* START *
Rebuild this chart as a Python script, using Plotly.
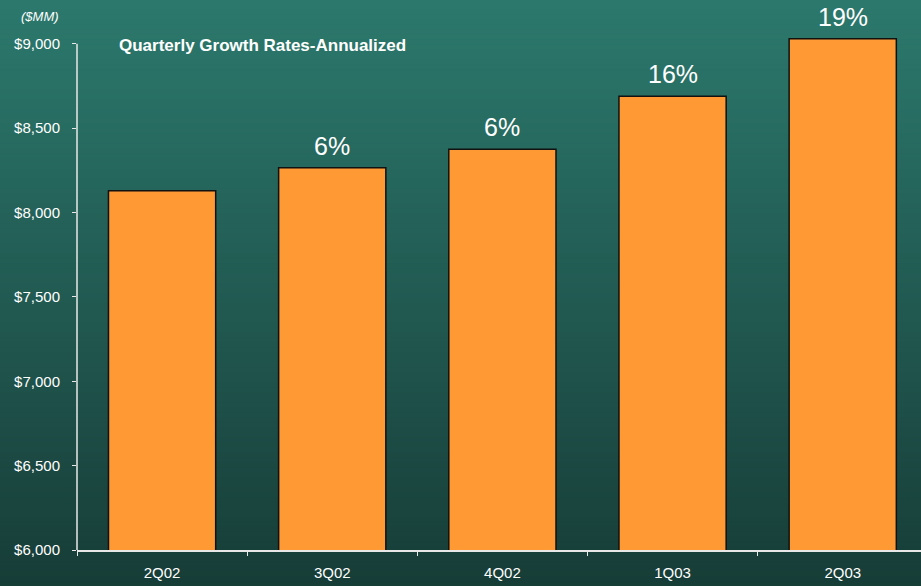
import plotly.graph_objects as go

# Quarterly totals ($MM) and annualized growth labels
quarters = ["2Q02", "3Q02", "4Q02", "1Q03", "2Q03"]
totals = [8130, 8265, 8375, 8690, 9030]
growth_labels = ["", "6%", "6%", "16%", "19%"]
tick_values = [6000, 6500, 7000, 7500, 8000, 8500, 9000]
tick_labels = ["$6,000", "$6,500", "$7,000", "$7,500", "$8,000", "$8,500", "$9,000"]

W, H = 921, 586
M_L, M_B = 77, 36
PLOT_H = H - M_B
FONT = "Liberation Sans, Arial, sans-serif"

TOP_RGB = (44, 121, 109)
BOT_RGB = (23, 60, 55)

fig = go.Figure()
fig.add_trace(go.Bar(
    x=quarters,
    y=totals,
    width=0.63,
    marker=dict(color="#FF9933", line=dict(color="#111111", width=1.5)),
    hoverinfo="skip",
))

shapes = []
# vertical background gradient built from thin bands
n_bands = 120
y_lo = -M_B / PLOT_H - 0.01
y_hi = 1.01
for i in range(n_bands):
    t = i / (n_bands - 1)
    r = round(BOT_RGB[0] + (TOP_RGB[0] - BOT_RGB[0]) * t)
    g = round(BOT_RGB[1] + (TOP_RGB[1] - BOT_RGB[1]) * t)
    b = round(BOT_RGB[2] + (TOP_RGB[2] - BOT_RGB[2]) * t)
    y0 = y_lo + (y_hi - y_lo) * i / n_bands
    y1 = y_lo + (y_hi - y_lo) * (i + 1.6) / n_bands
    shapes.append(dict(
        type="rect", xref="paper", yref="paper", layer="below",
        x0=-0.2, x1=1.2, y0=y0, y1=min(y1, y_hi),
        fillcolor=f"rgb({r},{g},{b})", line=dict(width=0),
    ))

# value axis line, spanning only the labelled range
shapes.append(dict(
    type="line", xref="paper", yref="y", layer="above",
    x0=0, x1=0, y0=6000, y1=9000,
    line=dict(color="#E8E8E8", width=1.5),
))

annotations = []
for q, v, lab in zip(quarters, totals, growth_labels):
    if lab:
        annotations.append(dict(
            x=q, y=v, xref="x", yref="y", text=lab, showarrow=False,
            yanchor="middle", yshift=22,
            font=dict(family=FONT, size=25, color="white"),
        ))

annotations.append(dict(
    x=117, y=46, xref="paper", yref="paper", text="<b>Quarterly Growth Rates-Annualized</b>",
    showarrow=False, xanchor="left", yanchor="middle",
    font=dict(family=FONT, size=17, color="white"),
))
annotations.append(dict(
    x=19, y=17, xref="paper", yref="paper", text="<i>($MM)</i>",
    showarrow=False, xanchor="left", yanchor="middle",
    font=dict(family=FONT, size=13, color="white"),
))
# convert pixel-placed notes to paper coordinates
for a in annotations[-2:]:
    a["x"] = (a["x"] - M_L) / (W - M_L)
    a["y"] = (PLOT_H - a["y"]) / PLOT_H

fig.update_layout(
    width=W, height=H,
    margin=dict(l=M_L, r=0, t=0, b=M_B),
    paper_bgcolor="rgb(23,60,55)",
    plot_bgcolor="rgba(0,0,0,0)",
    showlegend=False,
    shapes=shapes,
    annotations=annotations,
    font=dict(family=FONT, color="white"),
    xaxis=dict(
        range=[-0.5, 4.46],
        showline=True, linecolor="#E8E8E8", linewidth=1.5,
        ticks="outside", tickson="boundaries", ticklen=4, tickcolor="#E8E8E8",
        ticklabelstandoff=8,
        tickfont=dict(size=15, color="white"),
        showgrid=False, zeroline=False, fixedrange=True,
    ),
    yaxis=dict(
        range=[6000, 9260],
        tickvals=tick_values, ticktext=tick_labels,
        ticks="outside", ticklen=4, tickcolor="#E8E8E8",
        ticklabelstandoff=9,
        tickfont=dict(size=15, color="white"),
        showline=False, showgrid=False, zeroline=False, fixedrange=True,
    ),
)

fig.write_html("out.html", config={"displayModeBar": False})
* END *
### TASK TO COMPLETE
Copy nothing but the lines from the first one in the listing through the line with "import plotly.graph_objects as go", and omit the pictures.

### TASK SOLUTION
Rebuild this chart as a Python script, using Plotly.
import plotly.graph_objects as go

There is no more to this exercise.